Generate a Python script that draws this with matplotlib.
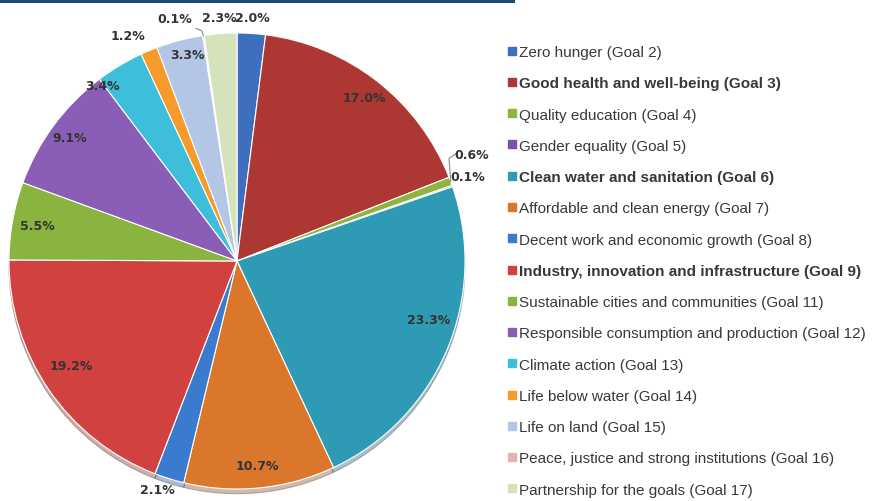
import matplotlib
matplotlib.use("Agg")
import matplotlib.pyplot as plt
import numpy as np
from matplotlib.lines import Line2D
from matplotlib.patches import Rectangle

categories = [
    "Zero hunger (Goal 2)",
    "Good health and well-being (Goal 3)",
    "Quality education (Goal 4)",
    "Gender equality (Goal 5)",
    "Clean water and sanitation (Goal 6)",
    "Affordable and clean energy (Goal 7)",
    "Decent work and economic growth (Goal 8)",
    "Industry, innovation and infrastructure (Goal 9)",
    "Sustainable cities and communities (Goal 11)",
    "Responsible consumption and production (Goal 12)",
    "Climate action (Goal 13)",
    "Life below water (Goal 14)",
    "Life on land (Goal 15)",
    "Peace, justice and strong institutions (Goal 16)",
    "Partnership for the goals (Goal 17)",
]
values = [2.0, 17.0, 0.6, 0.1, 23.3, 10.7, 2.1, 19.2, 5.5, 9.1, 3.4, 1.2, 3.3, 0.1, 2.3]
bold_goals = ["Good health and well-being (Goal 3)",
              "Clean water and sanitation (Goal 6)",
              "Industry, innovation and infrastructure (Goal 9)"]

colors = ["#3d6fbe", "#ad3733", "#8cb43e", "#7a55a3", "#2e9ab4", "#da772a",
          "#3b7bcf", "#d0413f", "#8ab43f", "#8a5db6", "#3dbfdc", "#f59a2b",
          "#b3c6e6", "#e4b4b3", "#d5e3bb"]

# label radius factor and angle offset (deg) for each slice label
label_r = [1.07, 0.91, 1.13, 1.08, 0.88, 0.90, 1.06, 0.86, 0.89, 0.91, 0.97, 1.10, 0.93, 1.10, 1.07]
label_da = [0, 0, 4, 1, 6, 0, -2, -2, 0, 0, 6.5, 3, -1, 6, 0]

W, H = 876, 502
fig = plt.figure(figsize=(W / 100, H / 100), dpi=100)
fig.patch.set_facecolor("white")

cx, cy, R = 237, 262, 228
ax = fig.add_axes([(cx - R) / W, (H - cy - R) / H, 2 * R / W, 2 * R / H])

wedges, _ = ax.pie(values, colors=colors, startangle=90, counterclock=False,
                   radius=1.0, wedgeprops=dict(edgecolor="white", linewidth=0.8),
                   shadow=dict(ox=0.0, oy=-0.015, shade=0.5, alpha=0.35))
ax.set_xlim(-1, 1)
ax.set_ylim(-1, 1)
ax.set_aspect("equal")
ax.axis("off")

for i, (w, v) in enumerate(zip(wedges, values)):
    mid = (w.theta1 + w.theta2) / 2.0 + label_da[i]
    r = label_r[i]
    x = r * np.cos(np.radians(mid))
    y = r * np.sin(np.radians(mid))
    ax.text(x, y, f"{v:.1f}%", ha="center", va="center", fontsize=9,
            fontweight="bold", color="#333333", family="DejaVu Sans", clip_on=False)

# leader lines for tiny slices
def leader(i, pts):
    w = wedges[i]
    mid = np.radians((w.theta1 + w.theta2) / 2.0)
    xs = [np.cos(mid)] + [p[0] for p in pts]
    ys = [np.sin(mid)] + [p[1] for p in pts]
    ax.plot(xs, ys, color="#888888", lw=0.8, clip_on=False)

leader(2, [(0.93, 0.45), (0.96, 0.47)])
leader(13, [(-0.155, 1.01), (-0.18, 1.02)])

# legend
handles = [Line2D([0], [0], marker="s", linestyle="none", markersize=5.5,
                  markerfacecolor=c, markeredgecolor=c) for c in colors]
leg = fig.legend(handles, categories, loc="upper left",
                 bbox_to_anchor=(508 / W, 1 - 46 / H), frameon=False,
                 prop=dict(family="Liberation Sans", size=11),
                 labelspacing=1.13, handlelength=0.5, handletextpad=0.25,
                 borderaxespad=0, borderpad=0)
for t in leg.get_texts():
    t.set_color("#383838")
    if t.get_text() in bold_goals:
        t.set_fontweight("bold")

# top navy rule
fig.add_artist(Rectangle((0, 1 - 4 / H), 515 / W, 4 / H, transform=fig.transFigure,
                         color="#1a4a78", lw=0))

fig.savefig("out.png", dpi=100)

PROBLEM STATEMENT: Exactly reproduce the run of lines from the start of the listing through the line with "6.5, 3, -1, 6, 0]", inclusive; pictures are not copied.

ANSWER BELOW:
Generate a Python script that draws this with matplotlib.
import matplotlib
matplotlib.use("Agg")
import matplotlib.pyplot as plt
import numpy as np
from matplotlib.lines import Line2D
from matplotlib.patches import Rectangle

categories = [
    "Zero hunger (Goal 2)",
    "Good health and well-being (Goal 3)",
    "Quality education (Goal 4)",
    "Gender equality (Goal 5)",
    "Clean water and sanitation (Goal 6)",
    "Affordable and clean energy (Goal 7)",
    "Decent work and economic growth (Goal 8)",
    "Industry, innovation and infrastructure (Goal 9)",
    "Sustainable cities and communities (Goal 11)",
    "Responsible consumption and production (Goal 12)",
    "Climate action (Goal 13)",
    "Life below water (Goal 14)",
    "Life on land (Goal 15)",
    "Peace, justice and strong institutions (Goal 16)",
    "Partnership for the goals (Goal 17)",
]
values = [2.0, 17.0, 0.6, 0.1, 23.3, 10.7, 2.1, 19.2, 5.5, 9.1, 3.4, 1.2, 3.3, 0.1, 2.3]
bold_goals = ["Good health and well-being (Goal 3)",
              "Clean water and sanitation (Goal 6)",
              "Industry, innovation and infrastructure (Goal 9)"]

colors = ["#3d6fbe", "#ad3733", "#8cb43e", "#7a55a3", "#2e9ab4", "#da772a",
          "#3b7bcf", "#d0413f", "#8ab43f", "#8a5db6", "#3dbfdc", "#f59a2b",
          "#b3c6e6", "#e4b4b3", "#d5e3bb"]

# label radius factor and angle offset (deg) for each slice label
label_r = [1.07, 0.91, 1.13, 1.08, 0.88, 0.90, 1.06, 0.86, 0.89, 0.91, 0.97, 1.10, 0.93, 1.10, 1.07]
label_da = [0, 0, 4, 1, 6, 0, -2, -2, 0, 0, 6.5, 3, -1, 6, 0]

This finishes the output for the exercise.